Let $CI \cap (ABC) = P \ne C$ and $MA \cap NB = I_C$. Note that $P$ is the midpoint of arc $AB$ not containing $C$ and $I_C$ is the $C$-excenter of $\triangle ABC$, which lies on line $CI$. By the Incenter-Excenter Lemma, points $A, I, B, I_C$ lie on a circle centered at point $P$. We see that $\angle NI_CM + \angle I_CMP = \angle BI_CA + \angle AMP = (90^{\circ} - \angle ABP) + \angle ABP = 90^{\circ}$, so $MP \perp I_CN$.
 Similarly, $\angle MI_CN + \angle I_CNP = \angle AI_CB + \angle BNP = (90^{\circ} - \angle BAP) + \angle BAP = 90^{\circ}$, so $NP \perp I_CM$. So $P$ is the orthocenter of $\triangle MNI_C$. If $I$ lies on $MN$, then $I = MN \cap I_CP$, so $\angle MII_C = \angle NII_C = 90^{\circ}$. Since $PI_C = PB$ and $MP \perp I_CB$, $M$ lies on the perpendicular bisector of $I_CB$, so $MI_C = MB = MC$. Together with $\angle MII_C = \angle MIC = 90^{\circ}$, we get that $I$ is the midpoint of $CI_C$. So $B_1I \parallel AI_C$ and $A_1I \parallel MI_C$. Thus, $\angle AIB_1 = 180^{\circ} - \angle B_1IC - \angle AII_C = 180^{\circ} - \angle AI_CI - \angle AII_C = \angle IAI_C = 90^{\circ}$ and $\angle BIA_1 = 180^{\circ} - \angle A_1IC - \angle BII_C = 180^{\circ} - \angle BI_CI - \angle BII_C = \angle IBI_C = 90^{\circ}$.

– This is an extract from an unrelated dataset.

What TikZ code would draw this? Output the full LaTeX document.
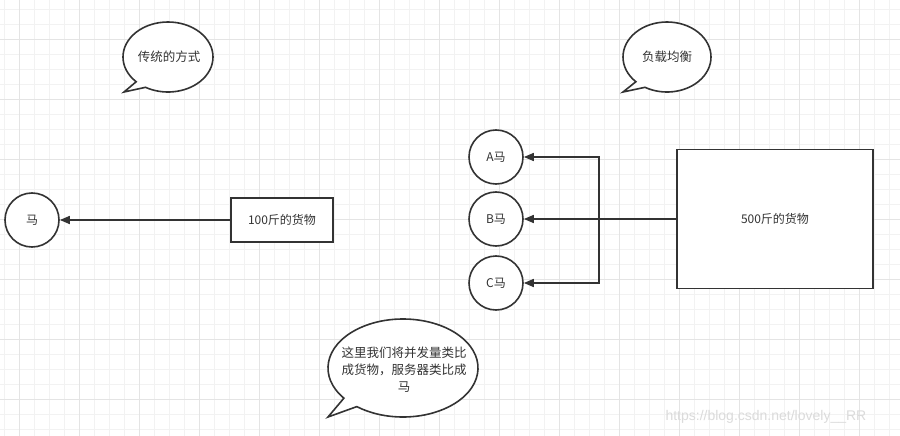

We have to prove $I$ is the $C$-excenter of $\triangle CB_1A_1$

Let $\angle{NBI}=\alpha,\angle{IAC}=\beta$. Since $MA=MC$,$\angle{MCA}=\alpha+\beta \implies \angle{BCM}=\beta-\alpha \to \angle{BNM}=\beta-\alpha.$ And $\angle{BIM}$ is the external angle so $\angle{BIM}=\beta=\angle{A_1IC}$ because $IM \to$ symmedian. So we get that $IA_1$ is the angle bisector of $B_1A_1B$ and done!

Official solution at https://pregatirematematicaolimpiadejuniori.files.wordpress.com/2022/06/2022-sol.pdf is nice - firstly angle chase to show $CI \perp MN$ regardless of the collinearity of $M$, $I$, $N$ and then use the right-angled cyclic quadrilaterals which arise.